Congratulation to the holiday

Lag B'Omer

from 18-05-2022

The holiday has a rather intricate history associated with the names of many interesting personalities – Rabbi Akiva, Shimon bar Yochai and, of course, Bar Kochba.
In Jewish sources, the rebel and national leader Shimon, nicknamed Bar-Kokhba (“son of the star”), is described ambiguously. Rabbi Akiva considered him the Messiah, who came to liberate the land of Israel from Roman rule, other sages reproached Bar-Kokhba for excessive cruelty and blamed Rabbi Akiva for hasty conclusions. According to the sources, Bar Kokhba did not come from a noble family and was not rich, but he possessed extraordinary physical strength.
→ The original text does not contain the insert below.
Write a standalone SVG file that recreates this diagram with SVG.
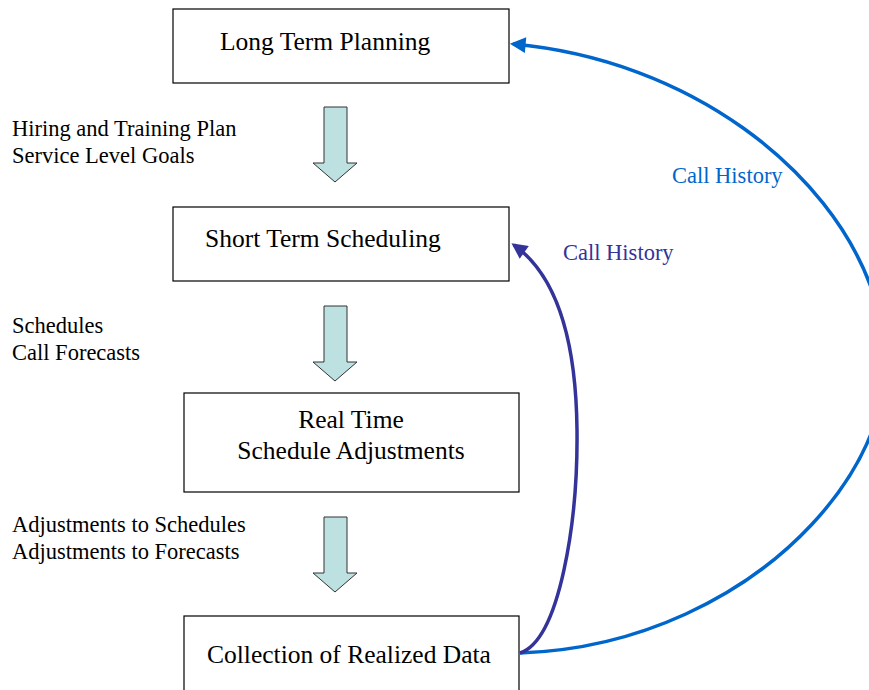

He managed to unite enough rebels around himself to force the Roman authorities to transfer armed legions from other provinces to the Land of Israel. The immediate cause of the uprising is thought to be the Roman decree of 129: a plan to build a pagan city with a temple to Jupiter on the site of Jerusalem. It is not known whether Bar Kochba's army succeeded in occupying Jerusalem, but on the rebels' territory and in their military camps a certain emphasis was made upon observing the Jewish commandments, such as keeping the Sabbath and Shmita years.
The uprising lasted for about three and a half years, but the followers of Bar Kochba could not compete with the arriving Roman legions. The last stronghold of the rebels was the Beitar fortress in the Judean mountains. As a result of the Roman retaliatory operation, not only it but also several hundred Jewish settlements were razed to the ground. However, the Roman side also suffered heavy losses. Therefore, on the holiday of Lag B'Omer, it is customary to remember the heroism of the Jewish rebels.